The class was otherwise pretty much nothing but freshmen who wanted to be business majors and you would not believe how many of them had a hard time understanding double-entry bookkeeping, much less some of the more advanced topics. The class could just completely stall out for five minutes while someone asked the professor, yet again, why that entry goes on the debit side and not the credit side.

Oh Please! :rolleyes:

If you included Calculus in the same manner that Chicago Math presents all the rest of the math concepts, you would have kids in first grade doing half a differential between their addition and geometry proofs. This latest fad has proven to be a real flop where I live. Kids have to re-learn (learn for the first time, actually) all the basic math concepts when they get to college, unless they have teachers that will stray from the book and teach them along the way.

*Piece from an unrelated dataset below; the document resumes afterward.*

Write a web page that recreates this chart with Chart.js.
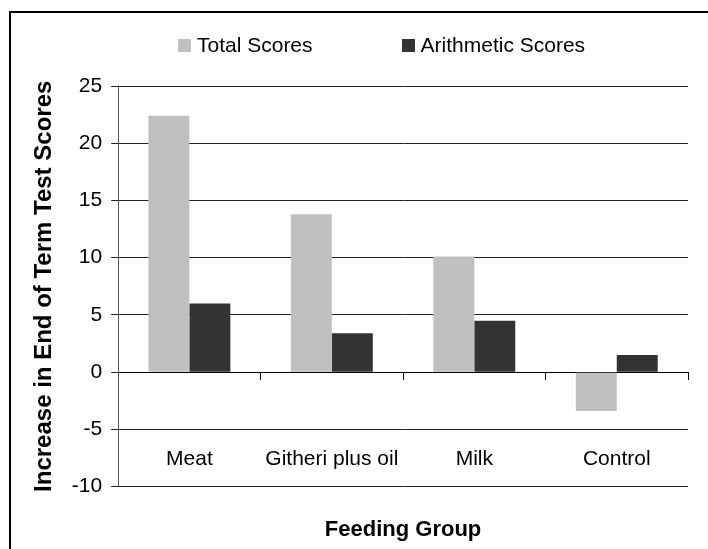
<!DOCTYPE html>
<html>
<head>
<meta charset="utf-8">
<script src="https://cdn.jsdelivr.net/npm/chart.js@4"></script>
<style>
  html, body { margin: 0; padding: 0; background: #fff; overflow: hidden; }
  #frame { position: absolute; left: 9px; top: 11px; width: 760px; height: 600px; border: 2px solid #000; }
  #wrap { position: absolute; left: 0; top: 0; width: 708px; height: 549px; }
  #legend { position: absolute; left: 178px; top: 33px; display: flex; gap: 89px;
            font: 21px 'Liberation Sans', Arial, sans-serif; color: #000; }
  #legend .item { display: flex; align-items: center; }
  #legend .box { width: 13px; height: 13px; margin-right: 6px; }
</style>
</head>
<body>
<div id="frame"></div>
<div id="wrap"><canvas id="scoresChart"></canvas></div>
<div id="legend"></div>
<script>
const categories = ['Meat', 'Githeri plus oil', 'Milk', 'Control'];
const totalScores = [22.4, 13.8, 10.1, -3.4];
const arithmeticScores = [6.0, 3.4, 4.5, 1.5];
const seriesNames = ['Total Scores', 'Arithmetic Scores'];
const yTicks = { min: -10, max: 25, step: 5 };

Chart.defaults.font.family = "'Liberation Sans', Arial, sans-serif";
Chart.defaults.font.size = 21;
Chart.defaults.color = '#000';

const ctx = document.getElementById('scoresChart').getContext('2d');

const chart = new Chart(ctx, {
  type: 'bar',
  data: {
    labels: categories,
    datasets: [{
      label: seriesNames[0],
      data: totalScores,
      backgroundColor: '#c0c0c0',
      borderWidth: 0
    }, {
      label: seriesNames[1],
      data: arithmeticScores,
      backgroundColor: '#333333',
      borderWidth: 0
    }]
  },
  options: {
    responsive: true,
    maintainAspectRatio: false,
    animation: false,
    layout: { padding: { left: 10, right: 20, top: 86, bottom: 0 } },
    datasets: { bar: { categoryPercentage: 0.575, barPercentage: 1.0 } },
    scales: {
      // bottom axis only carries the title
      x: {
        position: 'bottom',
        grid: { display: false, drawTicks: false },
        border: { display: false },
        ticks: { display: false },
        title: {
          display: true,
          text: 'Feeding Group',
          font: { size: 22, weight: 'bold' },
          padding: { top: 30, bottom: 6 }
        }
      },
      // zero line with the category ticks; labels hang well below it (tall line height)
      x2: {
        axis: 'x',
        type: 'category',
        position: { y: 0 },
        offset: true,
        grid: { offset: true, drawOnChartArea: false, drawTicks: true, tickLength: 7, color: '#000' },
        border: { color: '#000', width: 1 },
        ticks: { padding: 50, maxRotation: 0, autoSkip: false, font: { lineHeight: 2.83 } }
      },
      y: {
        min: yTicks.min,
        max: yTicks.max,
        ticks: { stepSize: yTicks.step, padding: 9 },
        grid: { color: '#222', tickLength: 7 },
        border: { color: '#555' },
        title: {
          display: true,
          text: 'Increase in End of Term Test Scores',
          font: { size: 24, weight: 'bold' },
          padding: { top: 20, bottom: 4 }
        }
      }
    },
    plugins: {
      legend: { display: false },
      tooltip: { enabled: false }
    }
  }
});

// html legend built from the chart's own legend items
const legendEl = document.getElementById('legend');
chart.options.plugins.legend.labels.generateLabels(chart).forEach(function (item) {
  const div = document.createElement('div');
  div.className = 'item';
  const box = document.createElement('span');
  box.className = 'box';
  box.style.background = item.fillStyle;
  const txt = document.createElement('span');
  txt.textContent = item.text;
  div.appendChild(box);
  div.appendChild(txt);
  legendEl.appendChild(div);
});
</script>
</body>
</html>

Interesting. Do you have any statistics or news articles about this? I’d like to know how wide-spread the discontent it, if it’s in kids who were with the program from the start, and what I can do to prevent any problems for my son.

And I’d like to forward anything you have on to my mother, who’s been teaching with the curriculum in another district for years with no complaints from the students or the high schools. Lots of her students return to visit after freshman year in college to thank her - she was the teacher who brought the system to her school district. I wonder what’s going wrong in your district (or what’s going right in hers.)

As I said before, my problems are with my district’s implementation and lack of parental education, not the EM curriculum itself. Whenever I whine to my mother, she says, “But didn’t they give you the handbook? The answer to your question is on page 38!” Which, of course, they didn’t.